Mariko is a chord professional music major and already she has been at the college for two years. Before coming to Berklee, Mariko says there is a music school in Japan she attended, which helped to open the door for her to attend Berklee. “I knew about Berklee since I was in high school and really young and then I found out about the Pan School of Music and that school is not a university or a high school, but just a music school for two years,” she says. “They have a relationship with Berklee and the Pan School of Music they had an audition thing going on for an international scholarship so I applied to that school because of Berklee,” she says. “I thought it would be helpful for me if I studied a little bit about pop, jazz music theory even though I know about classical music theory I think it must be really hard for me to study everything from the beginning in English that is why I choose that school.”
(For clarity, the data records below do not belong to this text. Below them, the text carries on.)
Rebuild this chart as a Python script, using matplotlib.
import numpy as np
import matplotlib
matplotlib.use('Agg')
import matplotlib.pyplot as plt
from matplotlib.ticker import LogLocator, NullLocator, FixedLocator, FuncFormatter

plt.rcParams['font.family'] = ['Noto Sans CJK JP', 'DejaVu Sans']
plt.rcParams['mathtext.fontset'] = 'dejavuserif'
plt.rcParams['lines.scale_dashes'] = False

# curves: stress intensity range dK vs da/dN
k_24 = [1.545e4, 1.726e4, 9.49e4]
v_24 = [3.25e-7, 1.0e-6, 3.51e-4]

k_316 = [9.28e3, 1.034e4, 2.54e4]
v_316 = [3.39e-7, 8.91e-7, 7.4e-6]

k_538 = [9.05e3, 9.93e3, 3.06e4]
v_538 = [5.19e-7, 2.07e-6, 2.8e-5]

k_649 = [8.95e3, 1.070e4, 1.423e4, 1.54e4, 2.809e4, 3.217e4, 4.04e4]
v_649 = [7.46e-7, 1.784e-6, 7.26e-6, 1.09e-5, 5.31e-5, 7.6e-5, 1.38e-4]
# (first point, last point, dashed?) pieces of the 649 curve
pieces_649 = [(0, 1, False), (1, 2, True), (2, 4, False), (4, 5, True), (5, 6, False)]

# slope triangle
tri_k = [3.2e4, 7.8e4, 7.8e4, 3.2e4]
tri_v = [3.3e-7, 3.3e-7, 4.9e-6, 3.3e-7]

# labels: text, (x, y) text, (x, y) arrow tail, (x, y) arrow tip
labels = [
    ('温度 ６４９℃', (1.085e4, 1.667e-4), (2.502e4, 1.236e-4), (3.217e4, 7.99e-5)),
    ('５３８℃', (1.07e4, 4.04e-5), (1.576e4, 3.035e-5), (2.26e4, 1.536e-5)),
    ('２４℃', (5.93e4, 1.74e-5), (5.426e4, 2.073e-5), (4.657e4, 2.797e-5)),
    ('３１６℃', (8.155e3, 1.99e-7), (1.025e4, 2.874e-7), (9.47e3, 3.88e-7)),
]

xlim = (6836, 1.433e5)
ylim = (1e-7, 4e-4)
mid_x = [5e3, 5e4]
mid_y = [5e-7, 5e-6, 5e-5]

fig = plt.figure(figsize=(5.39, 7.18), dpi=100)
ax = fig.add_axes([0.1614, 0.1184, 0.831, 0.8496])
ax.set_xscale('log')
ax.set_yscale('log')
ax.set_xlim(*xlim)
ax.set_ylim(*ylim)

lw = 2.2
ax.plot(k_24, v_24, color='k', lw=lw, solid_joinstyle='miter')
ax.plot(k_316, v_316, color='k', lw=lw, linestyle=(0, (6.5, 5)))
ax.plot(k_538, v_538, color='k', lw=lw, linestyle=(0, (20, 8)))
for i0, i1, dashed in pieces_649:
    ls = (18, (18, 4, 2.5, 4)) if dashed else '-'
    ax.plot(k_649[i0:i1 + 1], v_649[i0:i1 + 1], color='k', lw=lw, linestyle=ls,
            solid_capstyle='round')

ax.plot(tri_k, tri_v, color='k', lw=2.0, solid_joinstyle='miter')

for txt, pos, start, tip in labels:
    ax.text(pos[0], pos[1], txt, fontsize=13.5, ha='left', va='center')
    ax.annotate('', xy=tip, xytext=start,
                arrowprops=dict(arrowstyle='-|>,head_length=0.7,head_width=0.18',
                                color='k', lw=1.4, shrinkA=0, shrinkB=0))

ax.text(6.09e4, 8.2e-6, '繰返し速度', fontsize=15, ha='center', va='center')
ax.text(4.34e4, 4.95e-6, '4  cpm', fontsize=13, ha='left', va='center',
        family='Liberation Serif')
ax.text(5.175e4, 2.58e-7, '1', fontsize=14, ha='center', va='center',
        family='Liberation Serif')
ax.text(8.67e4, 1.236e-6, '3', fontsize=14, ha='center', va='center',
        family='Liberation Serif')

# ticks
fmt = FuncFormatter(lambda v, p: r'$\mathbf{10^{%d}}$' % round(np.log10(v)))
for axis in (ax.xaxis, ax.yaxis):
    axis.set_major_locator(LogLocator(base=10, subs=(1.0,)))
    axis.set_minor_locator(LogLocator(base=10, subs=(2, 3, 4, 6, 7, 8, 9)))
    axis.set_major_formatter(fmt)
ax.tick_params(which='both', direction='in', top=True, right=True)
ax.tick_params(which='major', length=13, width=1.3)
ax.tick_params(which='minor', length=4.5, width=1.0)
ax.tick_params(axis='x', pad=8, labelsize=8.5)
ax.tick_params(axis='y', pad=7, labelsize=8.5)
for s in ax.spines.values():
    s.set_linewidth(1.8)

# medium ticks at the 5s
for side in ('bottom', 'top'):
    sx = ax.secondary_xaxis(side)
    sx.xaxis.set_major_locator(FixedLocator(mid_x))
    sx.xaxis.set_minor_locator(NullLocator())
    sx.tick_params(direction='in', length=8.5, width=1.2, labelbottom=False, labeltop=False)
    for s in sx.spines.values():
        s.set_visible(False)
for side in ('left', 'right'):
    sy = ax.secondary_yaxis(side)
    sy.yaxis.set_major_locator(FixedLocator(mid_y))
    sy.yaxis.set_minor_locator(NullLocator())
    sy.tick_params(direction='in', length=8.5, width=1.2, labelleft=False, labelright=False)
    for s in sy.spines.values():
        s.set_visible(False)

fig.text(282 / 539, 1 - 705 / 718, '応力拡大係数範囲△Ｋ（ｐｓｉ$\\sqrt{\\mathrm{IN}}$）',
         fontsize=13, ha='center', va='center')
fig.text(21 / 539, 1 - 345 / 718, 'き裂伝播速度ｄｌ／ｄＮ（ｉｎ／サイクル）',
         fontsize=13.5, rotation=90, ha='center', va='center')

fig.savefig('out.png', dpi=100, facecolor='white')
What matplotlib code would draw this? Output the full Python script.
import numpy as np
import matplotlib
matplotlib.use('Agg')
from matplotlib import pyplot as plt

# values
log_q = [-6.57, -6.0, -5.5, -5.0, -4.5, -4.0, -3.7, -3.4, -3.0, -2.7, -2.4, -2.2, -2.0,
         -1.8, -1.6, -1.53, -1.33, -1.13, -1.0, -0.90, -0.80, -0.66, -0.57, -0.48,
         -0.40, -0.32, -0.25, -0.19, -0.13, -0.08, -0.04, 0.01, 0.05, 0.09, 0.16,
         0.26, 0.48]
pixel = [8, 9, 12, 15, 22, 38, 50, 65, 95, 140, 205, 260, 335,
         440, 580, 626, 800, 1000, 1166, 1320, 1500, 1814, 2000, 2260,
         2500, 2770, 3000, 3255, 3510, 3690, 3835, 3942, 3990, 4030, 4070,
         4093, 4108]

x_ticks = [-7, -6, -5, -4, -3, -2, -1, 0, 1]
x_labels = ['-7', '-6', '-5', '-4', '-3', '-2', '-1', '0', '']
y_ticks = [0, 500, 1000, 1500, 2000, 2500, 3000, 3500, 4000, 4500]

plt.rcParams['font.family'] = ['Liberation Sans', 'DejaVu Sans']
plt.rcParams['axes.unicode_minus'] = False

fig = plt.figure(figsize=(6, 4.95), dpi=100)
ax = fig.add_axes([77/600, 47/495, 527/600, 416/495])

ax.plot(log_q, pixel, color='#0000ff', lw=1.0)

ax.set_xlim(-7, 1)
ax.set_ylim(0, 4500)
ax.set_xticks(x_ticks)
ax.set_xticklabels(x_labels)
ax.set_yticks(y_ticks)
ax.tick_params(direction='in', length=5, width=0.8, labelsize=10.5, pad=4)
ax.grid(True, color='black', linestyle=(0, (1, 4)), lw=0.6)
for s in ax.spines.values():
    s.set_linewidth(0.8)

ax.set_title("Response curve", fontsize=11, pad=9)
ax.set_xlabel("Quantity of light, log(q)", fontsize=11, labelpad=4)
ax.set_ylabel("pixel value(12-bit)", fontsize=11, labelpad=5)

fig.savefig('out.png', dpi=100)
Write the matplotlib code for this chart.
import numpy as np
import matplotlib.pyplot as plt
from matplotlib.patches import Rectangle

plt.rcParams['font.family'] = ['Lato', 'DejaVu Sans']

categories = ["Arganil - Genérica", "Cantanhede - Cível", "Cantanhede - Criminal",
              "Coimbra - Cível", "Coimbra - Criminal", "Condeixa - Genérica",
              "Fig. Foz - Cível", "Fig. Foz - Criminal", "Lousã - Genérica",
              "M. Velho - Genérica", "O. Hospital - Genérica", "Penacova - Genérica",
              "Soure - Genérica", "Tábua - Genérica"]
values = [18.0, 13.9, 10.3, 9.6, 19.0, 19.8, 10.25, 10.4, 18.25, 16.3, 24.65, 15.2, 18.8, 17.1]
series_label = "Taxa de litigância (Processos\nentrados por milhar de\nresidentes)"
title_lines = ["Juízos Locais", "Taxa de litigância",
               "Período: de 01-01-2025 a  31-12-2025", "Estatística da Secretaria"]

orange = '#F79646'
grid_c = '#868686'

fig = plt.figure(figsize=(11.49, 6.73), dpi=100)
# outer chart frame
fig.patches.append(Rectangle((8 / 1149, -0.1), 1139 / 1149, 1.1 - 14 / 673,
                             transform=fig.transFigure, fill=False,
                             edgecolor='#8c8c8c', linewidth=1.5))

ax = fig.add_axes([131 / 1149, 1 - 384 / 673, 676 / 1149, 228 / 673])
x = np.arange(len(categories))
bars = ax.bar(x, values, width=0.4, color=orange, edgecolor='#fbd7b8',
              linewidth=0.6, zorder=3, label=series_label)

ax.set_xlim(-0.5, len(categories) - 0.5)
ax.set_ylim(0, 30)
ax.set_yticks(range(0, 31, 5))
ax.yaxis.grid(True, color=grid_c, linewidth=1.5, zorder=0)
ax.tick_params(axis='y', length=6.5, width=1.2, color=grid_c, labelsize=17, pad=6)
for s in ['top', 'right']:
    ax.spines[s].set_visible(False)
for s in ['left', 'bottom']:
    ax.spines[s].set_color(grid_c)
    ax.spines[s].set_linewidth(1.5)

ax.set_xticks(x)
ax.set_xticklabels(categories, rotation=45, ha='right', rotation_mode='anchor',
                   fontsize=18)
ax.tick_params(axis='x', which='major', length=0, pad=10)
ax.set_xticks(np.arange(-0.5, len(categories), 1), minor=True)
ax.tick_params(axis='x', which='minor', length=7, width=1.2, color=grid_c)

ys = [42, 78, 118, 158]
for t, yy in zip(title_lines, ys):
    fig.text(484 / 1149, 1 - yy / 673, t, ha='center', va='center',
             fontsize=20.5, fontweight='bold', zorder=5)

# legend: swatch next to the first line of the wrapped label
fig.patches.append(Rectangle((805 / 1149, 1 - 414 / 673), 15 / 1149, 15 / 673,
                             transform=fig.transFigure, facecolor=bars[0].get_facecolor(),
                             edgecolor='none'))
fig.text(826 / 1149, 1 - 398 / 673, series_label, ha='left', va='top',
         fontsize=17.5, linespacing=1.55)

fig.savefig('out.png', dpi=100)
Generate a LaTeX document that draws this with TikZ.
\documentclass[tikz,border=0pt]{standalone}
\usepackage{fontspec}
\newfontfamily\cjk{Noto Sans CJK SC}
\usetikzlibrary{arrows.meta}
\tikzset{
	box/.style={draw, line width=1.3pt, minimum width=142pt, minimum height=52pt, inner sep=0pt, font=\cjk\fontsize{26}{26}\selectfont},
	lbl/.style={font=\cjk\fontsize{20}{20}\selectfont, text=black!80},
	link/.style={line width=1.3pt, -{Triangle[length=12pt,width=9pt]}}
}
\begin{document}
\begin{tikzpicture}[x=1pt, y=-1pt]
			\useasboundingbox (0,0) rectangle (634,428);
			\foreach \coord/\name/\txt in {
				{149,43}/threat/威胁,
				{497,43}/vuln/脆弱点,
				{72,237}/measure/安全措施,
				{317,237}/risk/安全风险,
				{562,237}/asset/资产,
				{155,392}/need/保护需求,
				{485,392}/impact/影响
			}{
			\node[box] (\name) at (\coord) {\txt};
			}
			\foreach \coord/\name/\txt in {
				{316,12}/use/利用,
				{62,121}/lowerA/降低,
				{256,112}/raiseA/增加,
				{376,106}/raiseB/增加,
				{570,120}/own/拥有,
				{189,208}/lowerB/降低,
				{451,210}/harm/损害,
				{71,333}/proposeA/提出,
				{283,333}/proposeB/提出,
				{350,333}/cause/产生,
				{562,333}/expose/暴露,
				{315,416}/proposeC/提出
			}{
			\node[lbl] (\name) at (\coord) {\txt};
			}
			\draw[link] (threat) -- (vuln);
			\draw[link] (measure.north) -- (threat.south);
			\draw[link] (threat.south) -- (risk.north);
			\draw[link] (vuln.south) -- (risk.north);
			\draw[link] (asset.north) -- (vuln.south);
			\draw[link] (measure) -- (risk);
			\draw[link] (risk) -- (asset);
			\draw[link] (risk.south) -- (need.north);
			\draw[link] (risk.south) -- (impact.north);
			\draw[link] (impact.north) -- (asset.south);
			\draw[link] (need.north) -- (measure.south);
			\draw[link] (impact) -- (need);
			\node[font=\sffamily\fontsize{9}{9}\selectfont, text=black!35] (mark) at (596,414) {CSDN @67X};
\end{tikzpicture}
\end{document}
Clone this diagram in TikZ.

As for campus activities, Mariko use to play in the campus orchestra. She says spending time concentrating on her on music goals and socializing with other musicians makes her experience at Berklee interesting. “I love Berklee because there are so many students from other countries of course from U-S, of course from Japan also and many, many other countries and they all love music and I can share having a really really good time with jamming and just music, hanging around talking about music and I could meet so many good friends, musicians and everybody is really willing to be a good musician and they study a lot and they practice a lot so they encourage me to be doing more of those things.”
There is one project Mariko is working on when she isn't studying...”I love to do playing in a recording session and I have no plans to do my own album, but actually I’m writing a song for Japanese traditional music and I am sending it to one guy whom I know and he is writing lyrics for this Japanese pop traditional thing and it is going to be on record I hope next year if everything goes well.”
Mariko says the culture differences from back home and here do vary and that adjusting to attend Berklee College of Music was not a problem, however she says there is one thing about American culture that required some adjusting to. “Well Japanese people are funny we are not as social as U-S people and in a class we are usually really quiet than Americans,” she says. “Sometimes some teachers don’t care. They kind of ignore us because we don’t speak up, but some teachers are really, really helpful. They try to communicate with us and it is not just about the school, but of course the cultural differences made me a little bit stressed out for a while,” she says. “I had a little bit of a hard time to get use to for example in Japan we take our shoes off in the house, but usually people here don’t and something like that really really small thing, but since I was really nervous when I came here those small things made me a little bit stressed out.”
Once Mariko is finished at Berklee College playing music or teaching are options she is considering. “After gradation I would love to be able to play in some famous people’s recording and also I love to teach high school kids or whatever or old people I love too,” she says. “I love to be the next songwriter or like track maker or so.”